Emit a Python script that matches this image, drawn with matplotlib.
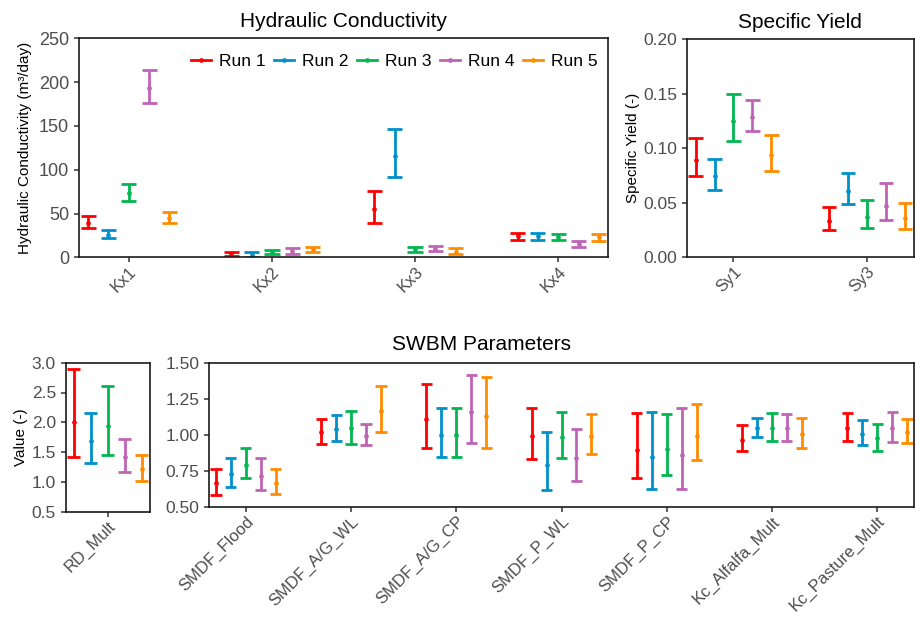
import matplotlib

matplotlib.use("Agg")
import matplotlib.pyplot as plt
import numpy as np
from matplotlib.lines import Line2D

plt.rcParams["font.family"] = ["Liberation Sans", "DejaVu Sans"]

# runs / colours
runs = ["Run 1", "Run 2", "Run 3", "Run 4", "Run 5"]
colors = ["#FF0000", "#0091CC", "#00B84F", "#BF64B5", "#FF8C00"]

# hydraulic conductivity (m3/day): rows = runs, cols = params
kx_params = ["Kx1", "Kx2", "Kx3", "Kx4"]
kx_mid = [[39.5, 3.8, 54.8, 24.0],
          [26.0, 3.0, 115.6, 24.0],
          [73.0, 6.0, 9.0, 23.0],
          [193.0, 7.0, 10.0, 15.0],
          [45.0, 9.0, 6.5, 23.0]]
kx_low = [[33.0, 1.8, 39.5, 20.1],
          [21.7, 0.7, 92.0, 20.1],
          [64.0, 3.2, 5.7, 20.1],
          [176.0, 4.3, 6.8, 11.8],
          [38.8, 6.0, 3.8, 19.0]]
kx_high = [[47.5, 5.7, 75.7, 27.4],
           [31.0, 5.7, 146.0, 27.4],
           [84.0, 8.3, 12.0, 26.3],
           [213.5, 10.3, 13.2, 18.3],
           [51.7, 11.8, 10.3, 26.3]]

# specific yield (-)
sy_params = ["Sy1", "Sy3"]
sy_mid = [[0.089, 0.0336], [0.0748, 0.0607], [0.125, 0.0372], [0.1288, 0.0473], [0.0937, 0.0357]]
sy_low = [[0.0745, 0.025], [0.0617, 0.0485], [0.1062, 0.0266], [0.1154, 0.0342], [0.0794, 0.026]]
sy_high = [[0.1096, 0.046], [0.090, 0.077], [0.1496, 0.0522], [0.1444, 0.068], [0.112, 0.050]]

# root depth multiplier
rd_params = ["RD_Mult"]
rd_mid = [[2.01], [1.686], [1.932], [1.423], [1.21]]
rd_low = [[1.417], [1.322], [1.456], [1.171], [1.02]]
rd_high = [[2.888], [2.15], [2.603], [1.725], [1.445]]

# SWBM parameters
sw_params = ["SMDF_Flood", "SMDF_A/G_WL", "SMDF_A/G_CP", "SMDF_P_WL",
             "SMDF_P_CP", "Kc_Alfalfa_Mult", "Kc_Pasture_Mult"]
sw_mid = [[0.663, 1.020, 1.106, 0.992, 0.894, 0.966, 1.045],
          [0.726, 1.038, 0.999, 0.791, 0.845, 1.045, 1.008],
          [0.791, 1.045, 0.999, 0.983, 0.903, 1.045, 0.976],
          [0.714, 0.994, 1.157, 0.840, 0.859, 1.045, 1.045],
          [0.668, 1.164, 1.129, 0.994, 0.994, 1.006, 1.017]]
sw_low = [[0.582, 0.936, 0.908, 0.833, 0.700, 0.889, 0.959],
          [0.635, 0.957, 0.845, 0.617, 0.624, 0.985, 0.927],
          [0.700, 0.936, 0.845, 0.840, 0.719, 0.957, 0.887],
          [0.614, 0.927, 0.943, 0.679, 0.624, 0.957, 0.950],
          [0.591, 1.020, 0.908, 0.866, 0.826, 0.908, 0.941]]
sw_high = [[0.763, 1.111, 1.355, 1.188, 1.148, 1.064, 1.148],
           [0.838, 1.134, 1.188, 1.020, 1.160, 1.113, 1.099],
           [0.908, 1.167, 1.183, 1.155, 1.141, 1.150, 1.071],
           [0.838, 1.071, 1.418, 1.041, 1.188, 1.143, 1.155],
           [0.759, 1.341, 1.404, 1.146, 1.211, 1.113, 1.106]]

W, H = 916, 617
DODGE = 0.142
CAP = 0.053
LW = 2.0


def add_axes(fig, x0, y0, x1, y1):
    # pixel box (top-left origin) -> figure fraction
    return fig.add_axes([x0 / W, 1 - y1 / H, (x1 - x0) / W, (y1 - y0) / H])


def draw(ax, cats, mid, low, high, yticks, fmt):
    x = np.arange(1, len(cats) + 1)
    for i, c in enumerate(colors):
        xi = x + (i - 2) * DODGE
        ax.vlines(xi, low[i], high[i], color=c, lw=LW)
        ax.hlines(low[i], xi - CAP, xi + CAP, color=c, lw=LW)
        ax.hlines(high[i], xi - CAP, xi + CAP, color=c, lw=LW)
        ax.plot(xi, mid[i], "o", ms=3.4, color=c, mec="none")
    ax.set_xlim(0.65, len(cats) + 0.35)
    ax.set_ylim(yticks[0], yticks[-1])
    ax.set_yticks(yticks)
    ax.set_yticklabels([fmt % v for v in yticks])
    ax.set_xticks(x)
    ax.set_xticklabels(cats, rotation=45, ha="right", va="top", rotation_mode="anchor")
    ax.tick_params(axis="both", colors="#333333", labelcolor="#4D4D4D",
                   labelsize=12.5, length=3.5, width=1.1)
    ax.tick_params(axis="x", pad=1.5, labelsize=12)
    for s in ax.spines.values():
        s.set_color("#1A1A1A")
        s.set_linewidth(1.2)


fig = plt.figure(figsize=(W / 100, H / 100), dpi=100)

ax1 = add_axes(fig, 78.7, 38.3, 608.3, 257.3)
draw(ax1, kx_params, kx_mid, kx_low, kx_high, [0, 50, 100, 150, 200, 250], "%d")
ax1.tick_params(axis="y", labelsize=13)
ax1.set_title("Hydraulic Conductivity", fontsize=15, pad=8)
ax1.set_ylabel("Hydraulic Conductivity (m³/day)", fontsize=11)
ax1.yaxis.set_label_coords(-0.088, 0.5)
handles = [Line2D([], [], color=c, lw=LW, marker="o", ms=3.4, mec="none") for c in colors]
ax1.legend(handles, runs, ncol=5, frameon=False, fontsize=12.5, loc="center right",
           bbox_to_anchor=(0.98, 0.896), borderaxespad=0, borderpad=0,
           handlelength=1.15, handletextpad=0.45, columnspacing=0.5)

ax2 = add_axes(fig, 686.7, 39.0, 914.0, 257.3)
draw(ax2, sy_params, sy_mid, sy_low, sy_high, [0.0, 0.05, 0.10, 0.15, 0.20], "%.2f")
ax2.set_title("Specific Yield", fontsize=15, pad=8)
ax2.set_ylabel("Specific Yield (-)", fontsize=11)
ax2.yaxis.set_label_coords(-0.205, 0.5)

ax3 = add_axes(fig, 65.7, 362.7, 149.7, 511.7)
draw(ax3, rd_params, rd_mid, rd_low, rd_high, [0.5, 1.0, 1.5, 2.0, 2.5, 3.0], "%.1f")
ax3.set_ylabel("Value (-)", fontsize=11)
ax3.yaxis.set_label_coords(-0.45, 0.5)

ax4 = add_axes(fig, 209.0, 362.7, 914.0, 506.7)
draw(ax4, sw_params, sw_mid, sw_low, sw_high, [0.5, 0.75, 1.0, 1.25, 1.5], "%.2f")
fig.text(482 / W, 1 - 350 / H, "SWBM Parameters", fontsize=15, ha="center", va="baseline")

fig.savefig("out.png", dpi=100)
--
GIVEN EXERCISE: What is needed is an exact reproduction of the data, pictures excluded.

RESULT BELOW:
Emit a Python script that matches this image, drawn with matplotlib.
import matplotlib

matplotlib.use("Agg")
import matplotlib.pyplot as plt
import numpy as np
from matplotlib.lines import Line2D

plt.rcParams["font.family"] = ["Liberation Sans", "DejaVu Sans"]

# runs / colours
runs = ["Run 1", "Run 2", "Run 3", "Run 4", "Run 5"]
colors = ["#FF0000", "#0091CC", "#00B84F", "#BF64B5", "#FF8C00"]

# hydraulic conductivity (m3/day): rows = runs, cols = params
kx_params = ["Kx1", "Kx2", "Kx3", "Kx4"]
kx_mid = [[39.5, 3.8, 54.8, 24.0],
          [26.0, 3.0, 115.6, 24.0],
          [73.0, 6.0, 9.0, 23.0],
          [193.0, 7.0, 10.0, 15.0],
          [45.0, 9.0, 6.5, 23.0]]
kx_low = [[33.0, 1.8, 39.5, 20.1],
          [21.7, 0.7, 92.0, 20.1],
          [64.0, 3.2, 5.7, 20.1],
          [176.0, 4.3, 6.8, 11.8],
          [38.8, 6.0, 3.8, 19.0]]
kx_high = [[47.5, 5.7, 75.7, 27.4],
           [31.0, 5.7, 146.0, 27.4],
           [84.0, 8.3, 12.0, 26.3],
           [213.5, 10.3, 13.2, 18.3],
           [51.7, 11.8, 10.3, 26.3]]

# specific yield (-)
sy_params = ["Sy1", "Sy3"]
sy_mid = [[0.089, 0.0336], [0.0748, 0.0607], [0.125, 0.0372], [0.1288, 0.0473], [0.0937, 0.0357]]
sy_low = [[0.0745, 0.025], [0.0617, 0.0485], [0.1062, 0.0266], [0.1154, 0.0342], [0.0794, 0.026]]
sy_high = [[0.1096, 0.046], [0.090, 0.077], [0.1496, 0.0522], [0.1444, 0.068], [0.112, 0.050]]

# root depth multiplier
rd_params = ["RD_Mult"]
rd_mid = [[2.01], [1.686], [1.932], [1.423], [1.21]]
rd_low = [[1.417], [1.322], [1.456], [1.171], [1.02]]
rd_high = [[2.888], [2.15], [2.603], [1.725], [1.445]]

# SWBM parameters
sw_params = ["SMDF_Flood", "SMDF_A/G_WL", "SMDF_A/G_CP", "SMDF_P_WL",
             "SMDF_P_CP", "Kc_Alfalfa_Mult", "Kc_Pasture_Mult"]
sw_mid = [[0.663, 1.020, 1.106, 0.992, 0.894, 0.966, 1.045],
          [0.726, 1.038, 0.999, 0.791, 0.845, 1.045, 1.008],
          [0.791, 1.045, 0.999, 0.983, 0.903, 1.045, 0.976],
          [0.714, 0.994, 1.157, 0.840, 0.859, 1.045, 1.045],
          [0.668, 1.164, 1.129, 0.994, 0.994, 1.006, 1.017]]
sw_low = [[0.582, 0.936, 0.908, 0.833, 0.700, 0.889, 0.959],
          [0.635, 0.957, 0.845, 0.617, 0.624, 0.985, 0.927],
          [0.700, 0.936, 0.845, 0.840, 0.719, 0.957, 0.887],
          [0.614, 0.927, 0.943, 0.679, 0.624, 0.957, 0.950],
          [0.591, 1.020, 0.908, 0.866, 0.826, 0.908, 0.941]]
sw_high = [[0.763, 1.111, 1.355, 1.188, 1.148, 1.064, 1.148],
           [0.838, 1.134, 1.188, 1.020, 1.160, 1.113, 1.099],
           [0.908, 1.167, 1.183, 1.155, 1.141, 1.150, 1.071],
           [0.838, 1.071, 1.418, 1.041, 1.188, 1.143, 1.155],
           [0.759, 1.341, 1.404, 1.146, 1.211, 1.113, 1.106]]

W, H = 916, 617
DODGE = 0.142
CAP = 0.053
LW = 2.0


def add_axes(fig, x0, y0, x1, y1):
    # pixel box (top-left origin) -> figure fraction
    return fig.add_axes([x0 / W, 1 - y1 / H, (x1 - x0) / W, (y1 - y0) / H])


def draw(ax, cats, mid, low, high, yticks, fmt):
    x = np.arange(1, len(cats) + 1)
    for i, c in enumerate(colors):
        xi = x + (i - 2) * DODGE
        ax.vlines(xi, low[i], high[i], color=c, lw=LW)
        ax.hlines(low[i], xi - CAP, xi + CAP, color=c, lw=LW)
        ax.hlines(high[i], xi - CAP, xi + CAP, color=c, lw=LW)
        ax.plot(xi, mid[i], "o", ms=3.4, color=c, mec="none")
    ax.set_xlim(0.65, len(cats) + 0.35)
    ax.set_ylim(yticks[0], yticks[-1])
    ax.set_yticks(yticks)
    ax.set_yticklabels([fmt % v for v in yticks])
    ax.set_xticks(x)
    ax.set_xticklabels(cats, rotation=45, ha="right", va="top", rotation_mode="anchor")
    ax.tick_params(axis="both", colors="#333333", labelcolor="#4D4D4D",
                   labelsize=12.5, length=3.5, width=1.1)
    ax.tick_params(axis="x", pad=1.5, labelsize=12)
    for s in ax.spines.values():
        s.set_color("#1A1A1A")
        s.set_linewidth(1.2)


fig = plt.figure(figsize=(W / 100, H / 100), dpi=100)

ax1 = add_axes(fig, 78.7, 38.3, 608.3, 257.3)
draw(ax1, kx_params, kx_mid, kx_low, kx_high, [0, 50, 100, 150, 200, 250], "%d")
ax1.tick_params(axis="y", labelsize=13)
ax1.set_title("Hydraulic Conductivity", fontsize=15, pad=8)
ax1.set_ylabel("Hydraulic Conductivity (m³/day)", fontsize=11)
ax1.yaxis.set_label_coords(-0.088, 0.5)
handles = [Line2D([], [], color=c, lw=LW, marker="o", ms=3.4, mec="none") for c in colors]
ax1.legend(handles, runs, ncol=5, frameon=False, fontsize=12.5, loc="center right",
           bbox_to_anchor=(0.98, 0.896), borderaxespad=0, borderpad=0,
           handlelength=1.15, handletextpad=0.45, columnspacing=0.5)

ax2 = add_axes(fig, 686.7, 39.0, 914.0, 257.3)
draw(ax2, sy_params, sy_mid, sy_low, sy_high, [0.0, 0.05, 0.10, 0.15, 0.20], "%.2f")
ax2.set_title("Specific Yield", fontsize=15, pad=8)
ax2.set_ylabel("Specific Yield (-)", fontsize=11)
ax2.yaxis.set_label_coords(-0.205, 0.5)

ax3 = add_axes(fig, 65.7, 362.7, 149.7, 511.7)
draw(ax3, rd_params, rd_mid, rd_low, rd_high, [0.5, 1.0, 1.5, 2.0, 2.5, 3.0], "%.1f")
ax3.set_ylabel("Value (-)", fontsize=11)
ax3.yaxis.set_label_coords(-0.45, 0.5)

ax4 = add_axes(fig, 209.0, 362.7, 914.0, 506.7)
draw(ax4, sw_params, sw_mid, sw_low, sw_high, [0.5, 0.75, 1.0, 1.25, 1.5], "%.2f")
fig.text(482 / W, 1 - 350 / H, "SWBM Parameters", fontsize=15, ha="center", va="baseline")

fig.savefig("out.png", dpi=100)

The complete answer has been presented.